- Born: 1948 (age 77–78) South Africa
- Known for: Photography

= Gillian Chaplin =

New Zealand photographic artist and curator

Gillian Chaplin (born 1948) is a New Zealand photographic artist and curator. Her works are held in the collections of Museum of New Zealand Te Papa Tongarewa and Auckland Art Gallery Toi o Tāmaki.

== Biography ==
Chaplin was born in Natal, South Africa in 1948, and emigrated to New Zealand in 1961. She completed a Master of Fine Arts at Elam in 1979.

In 1987 Chaplin came third in the Goodman Fielder Wattie Book Awards for her work Ngā Mōrehu: The Survivors, which was produced in collaboration with Judith Binney.

Chaplin was appointed Education Officer of the Auckland City Art Gallery in 1983, working on a programme which aimed to make art more accessible to the public. The main feature of this programme was to employ volunteer docents trained as guides to gallery visitors.

In 1990, Chaplin's work Mist Areas won the United/Sarjeant photographic award. Five photographers withdrew their works from the exhibition at the Sarjeant Gallery in protest at the one-person judging panel, Rodney Wilson, citing a conflict of interest. Wilson was a former colleague of Chaplin from the Auckland City Art Gallery. The artists who withdrew were Ans Westra, Neil Pardington, Anne Noble, Marie Shannon and Laurence Aberhart.

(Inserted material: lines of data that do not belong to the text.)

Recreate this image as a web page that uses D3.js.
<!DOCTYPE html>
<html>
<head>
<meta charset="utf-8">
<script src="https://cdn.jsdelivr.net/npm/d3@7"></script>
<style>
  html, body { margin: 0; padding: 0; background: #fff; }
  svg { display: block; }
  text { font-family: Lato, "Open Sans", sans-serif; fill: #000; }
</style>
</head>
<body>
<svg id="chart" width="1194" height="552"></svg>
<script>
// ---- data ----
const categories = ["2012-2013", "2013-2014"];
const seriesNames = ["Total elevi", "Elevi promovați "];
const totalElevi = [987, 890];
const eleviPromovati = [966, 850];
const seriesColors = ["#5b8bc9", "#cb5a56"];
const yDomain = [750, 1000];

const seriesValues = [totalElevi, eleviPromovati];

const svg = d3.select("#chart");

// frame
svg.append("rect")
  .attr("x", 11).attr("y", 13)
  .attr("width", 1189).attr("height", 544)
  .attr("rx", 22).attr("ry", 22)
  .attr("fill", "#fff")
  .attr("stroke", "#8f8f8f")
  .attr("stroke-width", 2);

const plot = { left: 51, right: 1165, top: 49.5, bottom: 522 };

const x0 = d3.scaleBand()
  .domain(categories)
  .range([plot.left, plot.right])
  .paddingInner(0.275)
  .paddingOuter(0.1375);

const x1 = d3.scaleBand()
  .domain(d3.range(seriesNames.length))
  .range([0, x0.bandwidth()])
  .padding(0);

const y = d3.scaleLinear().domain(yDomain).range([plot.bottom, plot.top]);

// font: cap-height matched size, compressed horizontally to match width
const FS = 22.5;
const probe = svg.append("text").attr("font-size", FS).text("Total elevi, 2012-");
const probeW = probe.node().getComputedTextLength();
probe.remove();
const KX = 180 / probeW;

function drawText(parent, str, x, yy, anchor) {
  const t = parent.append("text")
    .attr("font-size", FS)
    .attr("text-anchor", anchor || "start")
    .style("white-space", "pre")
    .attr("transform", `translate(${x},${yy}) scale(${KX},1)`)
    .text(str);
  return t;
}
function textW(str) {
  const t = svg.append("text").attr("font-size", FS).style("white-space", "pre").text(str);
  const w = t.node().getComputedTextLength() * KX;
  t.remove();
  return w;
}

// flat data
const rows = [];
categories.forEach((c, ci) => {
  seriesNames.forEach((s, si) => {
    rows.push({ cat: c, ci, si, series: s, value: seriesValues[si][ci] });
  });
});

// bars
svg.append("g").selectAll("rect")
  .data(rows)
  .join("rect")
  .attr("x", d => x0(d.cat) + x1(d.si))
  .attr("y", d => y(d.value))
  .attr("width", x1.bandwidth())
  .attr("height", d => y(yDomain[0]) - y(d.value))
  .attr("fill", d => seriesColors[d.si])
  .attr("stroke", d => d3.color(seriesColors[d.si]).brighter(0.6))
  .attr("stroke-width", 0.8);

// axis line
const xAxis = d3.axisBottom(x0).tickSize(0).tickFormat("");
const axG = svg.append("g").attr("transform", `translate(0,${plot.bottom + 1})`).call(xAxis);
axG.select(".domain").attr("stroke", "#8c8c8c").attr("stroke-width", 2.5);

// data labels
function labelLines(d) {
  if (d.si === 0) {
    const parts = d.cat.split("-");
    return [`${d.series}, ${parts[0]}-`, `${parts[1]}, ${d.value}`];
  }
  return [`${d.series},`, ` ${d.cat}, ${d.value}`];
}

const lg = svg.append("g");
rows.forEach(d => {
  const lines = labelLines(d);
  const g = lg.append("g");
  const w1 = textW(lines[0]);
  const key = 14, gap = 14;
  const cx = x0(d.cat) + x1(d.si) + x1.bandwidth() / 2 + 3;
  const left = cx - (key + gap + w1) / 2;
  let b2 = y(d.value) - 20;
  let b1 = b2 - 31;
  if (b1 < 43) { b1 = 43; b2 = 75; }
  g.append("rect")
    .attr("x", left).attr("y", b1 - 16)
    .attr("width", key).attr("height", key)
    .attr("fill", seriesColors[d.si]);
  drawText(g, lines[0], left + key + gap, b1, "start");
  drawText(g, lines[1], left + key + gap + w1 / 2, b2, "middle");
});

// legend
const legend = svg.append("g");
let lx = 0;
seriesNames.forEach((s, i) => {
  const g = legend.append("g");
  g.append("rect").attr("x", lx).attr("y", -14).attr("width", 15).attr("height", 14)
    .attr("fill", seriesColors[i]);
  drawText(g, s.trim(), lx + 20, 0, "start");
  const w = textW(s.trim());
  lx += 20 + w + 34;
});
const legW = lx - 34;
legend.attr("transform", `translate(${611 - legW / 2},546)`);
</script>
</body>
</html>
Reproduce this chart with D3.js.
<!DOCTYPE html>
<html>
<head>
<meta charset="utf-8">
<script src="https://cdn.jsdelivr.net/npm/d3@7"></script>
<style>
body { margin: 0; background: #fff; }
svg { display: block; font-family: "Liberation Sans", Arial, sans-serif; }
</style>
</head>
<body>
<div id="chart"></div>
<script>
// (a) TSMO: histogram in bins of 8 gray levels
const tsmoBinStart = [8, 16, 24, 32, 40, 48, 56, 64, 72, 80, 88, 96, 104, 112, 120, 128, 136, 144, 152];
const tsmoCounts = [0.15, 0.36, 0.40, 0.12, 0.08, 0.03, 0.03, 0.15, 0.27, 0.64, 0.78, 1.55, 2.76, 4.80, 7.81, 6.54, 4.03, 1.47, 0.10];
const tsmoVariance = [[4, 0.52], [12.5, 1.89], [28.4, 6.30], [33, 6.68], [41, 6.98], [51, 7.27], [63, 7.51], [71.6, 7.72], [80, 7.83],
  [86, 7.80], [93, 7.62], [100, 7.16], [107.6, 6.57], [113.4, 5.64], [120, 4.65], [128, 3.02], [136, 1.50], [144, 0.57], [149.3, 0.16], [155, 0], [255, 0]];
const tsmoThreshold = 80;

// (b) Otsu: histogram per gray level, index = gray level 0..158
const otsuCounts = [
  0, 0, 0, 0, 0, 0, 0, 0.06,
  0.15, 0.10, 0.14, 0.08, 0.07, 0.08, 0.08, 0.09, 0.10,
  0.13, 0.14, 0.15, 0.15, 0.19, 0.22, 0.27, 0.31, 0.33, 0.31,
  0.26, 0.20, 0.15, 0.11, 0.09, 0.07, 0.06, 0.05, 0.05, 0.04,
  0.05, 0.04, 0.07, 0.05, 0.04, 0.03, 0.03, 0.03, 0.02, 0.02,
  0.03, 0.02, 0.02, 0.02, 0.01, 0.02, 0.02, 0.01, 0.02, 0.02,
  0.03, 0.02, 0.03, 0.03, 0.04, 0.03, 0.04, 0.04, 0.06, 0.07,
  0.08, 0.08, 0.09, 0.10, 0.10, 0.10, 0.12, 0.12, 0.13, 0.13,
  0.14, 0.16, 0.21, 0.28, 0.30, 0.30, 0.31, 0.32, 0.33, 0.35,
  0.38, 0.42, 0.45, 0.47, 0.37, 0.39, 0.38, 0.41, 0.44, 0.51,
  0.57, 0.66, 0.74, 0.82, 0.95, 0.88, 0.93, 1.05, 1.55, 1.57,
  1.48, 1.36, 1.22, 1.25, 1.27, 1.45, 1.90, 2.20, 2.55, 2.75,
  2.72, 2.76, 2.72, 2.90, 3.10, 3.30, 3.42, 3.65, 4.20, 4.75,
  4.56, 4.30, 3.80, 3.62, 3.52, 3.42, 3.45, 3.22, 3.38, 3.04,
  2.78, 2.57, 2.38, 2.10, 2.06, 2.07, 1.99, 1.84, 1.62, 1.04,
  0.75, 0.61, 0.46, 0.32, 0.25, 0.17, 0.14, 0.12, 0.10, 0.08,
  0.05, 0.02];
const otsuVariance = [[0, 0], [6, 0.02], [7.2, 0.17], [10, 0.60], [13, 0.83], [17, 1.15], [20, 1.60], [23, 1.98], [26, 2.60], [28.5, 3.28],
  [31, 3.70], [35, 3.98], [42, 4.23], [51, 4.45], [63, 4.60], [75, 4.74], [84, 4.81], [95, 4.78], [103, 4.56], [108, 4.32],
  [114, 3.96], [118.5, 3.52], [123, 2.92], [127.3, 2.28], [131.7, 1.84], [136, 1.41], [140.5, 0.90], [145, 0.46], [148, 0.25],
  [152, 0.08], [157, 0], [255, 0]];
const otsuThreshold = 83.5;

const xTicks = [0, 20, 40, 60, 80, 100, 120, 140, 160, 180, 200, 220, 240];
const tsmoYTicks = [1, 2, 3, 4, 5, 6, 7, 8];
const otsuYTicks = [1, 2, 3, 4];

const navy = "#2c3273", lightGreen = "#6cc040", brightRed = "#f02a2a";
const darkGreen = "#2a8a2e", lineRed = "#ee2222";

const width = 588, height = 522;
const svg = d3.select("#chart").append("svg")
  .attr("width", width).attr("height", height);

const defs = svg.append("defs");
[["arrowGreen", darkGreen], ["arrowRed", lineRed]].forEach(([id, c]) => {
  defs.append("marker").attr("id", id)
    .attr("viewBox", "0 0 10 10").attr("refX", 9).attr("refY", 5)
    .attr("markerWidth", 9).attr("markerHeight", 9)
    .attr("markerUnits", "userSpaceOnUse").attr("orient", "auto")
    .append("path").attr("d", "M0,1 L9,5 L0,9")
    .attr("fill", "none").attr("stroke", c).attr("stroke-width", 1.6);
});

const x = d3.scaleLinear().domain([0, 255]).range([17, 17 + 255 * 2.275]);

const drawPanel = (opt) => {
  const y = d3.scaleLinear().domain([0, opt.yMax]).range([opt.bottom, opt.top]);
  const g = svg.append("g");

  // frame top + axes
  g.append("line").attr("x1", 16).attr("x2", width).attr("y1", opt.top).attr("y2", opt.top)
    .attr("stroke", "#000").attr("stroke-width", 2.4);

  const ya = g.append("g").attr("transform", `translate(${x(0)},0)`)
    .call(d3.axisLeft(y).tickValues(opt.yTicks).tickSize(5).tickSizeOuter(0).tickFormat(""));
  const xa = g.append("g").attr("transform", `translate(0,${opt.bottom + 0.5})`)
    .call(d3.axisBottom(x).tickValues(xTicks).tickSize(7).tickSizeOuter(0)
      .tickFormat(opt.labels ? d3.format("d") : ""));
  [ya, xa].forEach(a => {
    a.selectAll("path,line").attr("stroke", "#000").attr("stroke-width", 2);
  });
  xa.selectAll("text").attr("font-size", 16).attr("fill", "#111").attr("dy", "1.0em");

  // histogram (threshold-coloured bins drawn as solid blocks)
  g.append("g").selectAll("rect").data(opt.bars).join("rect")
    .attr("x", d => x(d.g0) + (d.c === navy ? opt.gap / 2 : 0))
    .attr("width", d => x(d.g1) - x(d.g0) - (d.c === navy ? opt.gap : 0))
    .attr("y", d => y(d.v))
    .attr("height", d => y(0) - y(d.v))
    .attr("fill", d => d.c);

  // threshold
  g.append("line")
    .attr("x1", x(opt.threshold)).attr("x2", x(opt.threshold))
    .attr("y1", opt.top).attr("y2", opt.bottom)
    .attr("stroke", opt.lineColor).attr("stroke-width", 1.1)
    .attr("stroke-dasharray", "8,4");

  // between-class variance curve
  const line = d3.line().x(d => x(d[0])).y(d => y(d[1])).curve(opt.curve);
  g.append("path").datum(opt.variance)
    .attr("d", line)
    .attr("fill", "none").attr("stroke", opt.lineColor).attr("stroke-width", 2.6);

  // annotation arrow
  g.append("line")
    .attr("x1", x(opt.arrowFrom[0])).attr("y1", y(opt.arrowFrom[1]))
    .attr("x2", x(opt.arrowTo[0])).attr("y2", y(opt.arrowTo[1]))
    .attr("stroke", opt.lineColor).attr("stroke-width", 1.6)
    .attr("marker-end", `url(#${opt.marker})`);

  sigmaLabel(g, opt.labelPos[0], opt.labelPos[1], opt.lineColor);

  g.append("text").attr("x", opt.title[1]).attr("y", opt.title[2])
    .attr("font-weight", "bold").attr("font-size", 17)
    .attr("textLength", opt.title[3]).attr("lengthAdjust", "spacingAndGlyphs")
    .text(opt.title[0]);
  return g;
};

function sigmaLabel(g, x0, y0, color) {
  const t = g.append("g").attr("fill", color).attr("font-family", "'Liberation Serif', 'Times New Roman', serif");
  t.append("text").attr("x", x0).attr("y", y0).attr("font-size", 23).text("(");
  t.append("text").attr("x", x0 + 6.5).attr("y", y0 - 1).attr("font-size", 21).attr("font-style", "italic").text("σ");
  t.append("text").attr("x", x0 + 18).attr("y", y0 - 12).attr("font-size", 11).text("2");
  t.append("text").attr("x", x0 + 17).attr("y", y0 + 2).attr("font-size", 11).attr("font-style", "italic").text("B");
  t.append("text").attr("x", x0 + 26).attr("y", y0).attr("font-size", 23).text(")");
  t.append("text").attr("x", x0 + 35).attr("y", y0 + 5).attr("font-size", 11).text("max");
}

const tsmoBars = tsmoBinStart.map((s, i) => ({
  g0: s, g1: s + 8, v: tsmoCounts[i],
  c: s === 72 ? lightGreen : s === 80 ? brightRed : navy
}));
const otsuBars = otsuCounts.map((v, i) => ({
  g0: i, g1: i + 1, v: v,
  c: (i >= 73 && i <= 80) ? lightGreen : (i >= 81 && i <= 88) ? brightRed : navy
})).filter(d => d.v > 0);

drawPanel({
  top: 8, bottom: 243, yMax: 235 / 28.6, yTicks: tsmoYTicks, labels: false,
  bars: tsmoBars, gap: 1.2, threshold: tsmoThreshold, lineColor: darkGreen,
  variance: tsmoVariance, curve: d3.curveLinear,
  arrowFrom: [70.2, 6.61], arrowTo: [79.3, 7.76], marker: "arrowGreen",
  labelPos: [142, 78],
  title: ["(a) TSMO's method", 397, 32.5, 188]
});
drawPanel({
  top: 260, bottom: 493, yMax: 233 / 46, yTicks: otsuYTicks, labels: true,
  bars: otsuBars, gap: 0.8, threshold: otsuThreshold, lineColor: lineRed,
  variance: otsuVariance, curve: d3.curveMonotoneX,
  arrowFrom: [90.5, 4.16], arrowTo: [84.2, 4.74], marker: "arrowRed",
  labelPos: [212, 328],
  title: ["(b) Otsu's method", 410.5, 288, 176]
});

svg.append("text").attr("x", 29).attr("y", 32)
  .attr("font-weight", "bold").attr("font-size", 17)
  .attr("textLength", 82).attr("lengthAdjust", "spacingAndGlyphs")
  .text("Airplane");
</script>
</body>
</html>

Double Doors: an Artist in Focus exhibition at Auckland Art Gallery Toi o Tāmaki in August 1983, in collaboration with Barbara Tuck. By chance, the two artists discovered they were both making small boxes as a framework for sculptural assemblages. Previously Chaplin had concentrated on photography and Tuck on painting, but in this departure from their usual fields of work they found common ground and began work on a shared installation. About twenty small boxes were treated by each artist, and for the installation they were alternated on a long narrow table. Chairs placed around the outside encouraged people to take their time in contemplating the works. The works referenced the Surrealists, in particular the boxes of Joseph Cornell, but with a more feminine viewpoint.